Enter your departure city, leave the destination blank, and click Explore. A map shows the cheapest roundtrip fare to hundreds of destinations. Zoom into beach regions like the Caribbean or Mediterranean. Filter by nonstop flights, set a maximum price, and toggle flexible dates to search across a range.
Does Google Flights show the cheapest days to fly?
Yes. The Date Grid feature shows prices for every combination of departure and return dates over a two-month window. Green highlighting marks the cheapest dates. Mid-week departures (Tuesday, Wednesday) almost always price lower than weekend departures to leisure destinations. Shifting your trip by one day can save $100-300.

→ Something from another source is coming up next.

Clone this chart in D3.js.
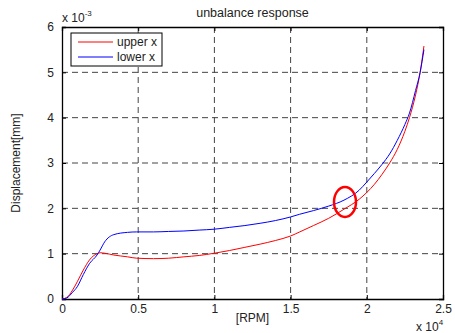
<!DOCTYPE html>
<html>
<head>
<meta charset="utf-8">
<script src="https://cdn.jsdelivr.net/npm/d3@7"></script>
<style>
  body { margin: 0; background: #fff; }
  text { font-family: "Liberation Sans", Arial, sans-serif; fill: #222; }
</style>
</head>
<body>
<div id="chart"></div>
<script>
// speed in units of 1e4 RPM, displacement in units of 1e-3 mm
var rpm = [0, 0.03, 0.07, 0.1, 0.14, 0.18, 0.23, 0.25, 0.28, 0.34, 0.43, 0.49, 0.6, 0.7, 0.8, 0.9, 1.0, 1.1, 1.2, 1.3, 1.4, 1.5, 1.56, 1.65, 1.75, 1.85, 1.95, 2.0, 2.05, 2.1, 2.15, 2.2, 2.25, 2.28, 2.32, 2.35, 2.375];
var upperX = [0, 0.03, 0.2, 0.38, 0.64, 0.86, 1.0, 1.02, 1.01, 0.97, 0.93, 0.90, 0.89, 0.90, 0.93, 0.96, 1.01, 1.07, 1.14, 1.21, 1.29, 1.39, 1.48, 1.62, 1.78, 1.98, 2.2, 2.35, 2.53, 2.75, 3.0, 3.3, 3.7, 4.0, 4.5, 5.0, 5.58];
var lowerX = [0, 0.02, 0.15, 0.27, 0.54, 0.78, 0.97, 1.08, 1.26, 1.42, 1.47, 1.48, 1.48, 1.49, 1.5, 1.52, 1.54, 1.58, 1.62, 1.67, 1.73, 1.81, 1.87, 1.95, 2.05, 2.18, 2.4, 2.58, 2.77, 2.97, 3.2, 3.5, 3.85, 4.1, 4.6, 5.0, 5.5];
var seriesNames = ["upper x", "lower x"];
var seriesColors = ["#ff0000", "#0000ff"];
var xTicks = [0, 0.5, 1, 1.5, 2, 2.5];
var yTicks = [0, 1, 2, 3, 4, 5, 6];
// red ellipse annotation (center in data units, radii in px)
var mark = {x: 1.857, y: 2.14, rx: 11, ry: 15};

var W = 455, H = 333;
var margin = {top: 27, right: 12, bottom: 34, left: 62},
    width = W - margin.left - margin.right,
    height = H - margin.top - margin.bottom;

var svg = d3.select("#chart").append("svg")
  .attr("width", W).attr("height", H);

var g = svg.append("g")
  .attr("transform", "translate(" + margin.left + "," + margin.top + ")");

var x = d3.scaleLinear().domain([0, 2.5]).range([0, width]);
var y = d3.scaleLinear().domain([0, 6]).range([height, 0]);

// grid
g.append("g").selectAll("line")
  .data(xTicks.slice(1, -1)).enter().append("line")
  .attr("x1", function(d) { return x(d); }).attr("x2", function(d) { return x(d); })
  .attr("y1", 0).attr("y2", height)
  .attr("stroke", "#444").attr("stroke-dasharray", "6,4");
g.append("g").selectAll("line")
  .data(yTicks.slice(1, -1)).enter().append("line")
  .attr("y1", function(d) { return y(d); }).attr("y2", function(d) { return y(d); })
  .attr("x1", 0).attr("x2", width)
  .attr("stroke", "#444").attr("stroke-dasharray", "6,4");

// axes (ticks pointing inward like matlab)
g.append("g")
  .attr("transform", "translate(0," + height + ")")
  .call(d3.axisBottom(x).tickValues(xTicks).tickSize(-4).tickPadding(5).tickFormat(d3.format("")));
g.append("g")
  .call(d3.axisLeft(y).tickValues(yTicks).tickSize(-4).tickPadding(8).tickFormat(d3.format("d")));
g.append("g").call(d3.axisTop(x).tickValues(xTicks).tickSize(-4).tickFormat(""));
g.append("g").attr("transform", "translate(" + width + ",0)")
  .call(d3.axisRight(y).tickValues(yTicks).tickSize(-4).tickFormat(""));
g.selectAll(".domain").attr("stroke", "#000").attr("stroke-width", 1.3);
g.selectAll(".tick line").attr("stroke", "#000");
g.selectAll(".tick text").style("font-size", "12px").attr("fill", "#222");

// lines
var line = d3.line()
  .x(function(d) { return x(d[0]); })
  .y(function(d) { return y(d[1]); })
  .curve(d3.curveMonotoneX);

[upperX, lowerX].forEach(function(vals, i) {
  g.append("path")
    .datum(rpm.map(function(r, j) { return [r, vals[j]]; }))
    .attr("fill", "none")
    .attr("stroke", seriesColors[i])
    .attr("stroke-width", 1)
    .attr("d", line);
});

// annotation ellipse
g.append("ellipse")
  .attr("cx", x(mark.x)).attr("cy", y(mark.y))
  .attr("rx", mark.rx).attr("ry", mark.ry)
  .attr("fill", "none").attr("stroke", "#ff0000").attr("stroke-width", 2.5);

// legend
var leg = g.append("g").attr("transform", "translate(9,6)");
leg.append("rect").attr("width", 91).attr("height", 33)
  .attr("fill", "#fff").attr("stroke", "#000");
seriesNames.forEach(function(name, i) {
  var yy = 9 + i * 15;
  leg.append("line").attr("x1", 7).attr("x2", 42).attr("y1", yy).attr("y2", yy)
    .attr("stroke", seriesColors[i]);
  leg.append("text").attr("x", 46).attr("y", yy + 4)
    .style("font-size", "12px").text(name);
});

// titles
svg.append("text").attr("x", margin.left + width / 2).attr("y", 17)
  .attr("text-anchor", "middle").style("font-size", "12.5px").text("unbalance response");
svg.append("text").attr("x", margin.left + width / 2).attr("y", 322)
  .attr("text-anchor", "middle").style("font-size", "12px").text("[RPM]");
svg.append("text")
  .attr("transform", "translate(20," + (margin.top + height / 2) + ") rotate(-90)")
  .attr("text-anchor", "middle").style("font-size", "12px").text("Displacement[mm]");

// exponent labels
var e1 = svg.append("text").attr("x", 62).attr("y", 22).style("font-size", "12px");
e1.append("tspan").text("x 10");
e1.append("tspan").attr("dy", -6).style("font-size", "8px").text("-3");
var e2 = svg.append("text").attr("x", 416).attr("y", 331).style("font-size", "12px");
e2.append("tspan").text("x 10");
e2.append("tspan").attr("dy", -6).style("font-size", "8px").text("4");
</script>
</body>
</html>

Is Google Flights accurate for prices?
Google Flights is highly accurate and searches most airlines except Southwest. Since it does not sell tickets directly, it has no financial incentive to steer you toward any particular fare. Always click through to the airline's direct website to compare -- sometimes the airline's price is lower because Google's data lags by a few hours.
How do Google Flights price alerts work?
Toggle the Track Prices switch on any search. Google emails you when prices change significantly. The algorithm identifies when a fare is unusually low relative to its historical range. You can track hundreds of routes simultaneously. A green "Prices are low" badge means book promptly; "Prices are high" means track and wait.
Should I book one-way or roundtrip flights?
On routes served by multiple low-cost carriers (like Miami to San Juan with JetBlue, Spirit, and Frontier), combining two one-way tickets on different airlines often beats any roundtrip fare. For legacy carriers (American, Delta, United), roundtrip is usually cheaper than two one-ways on the same airline.
How far in advance should I book flights to the beach?
Domestic U.S. beach flights: 1-3 months in advance. Caribbean: 2-4 months (Christmas/New Year: 4-6 months). Mediterranean summer: 2-5 months. Southeast Asia peak season: 3-6 months. Booking too early (4+ months for domestic) rarely saves money because airlines have not loaded sale fares yet.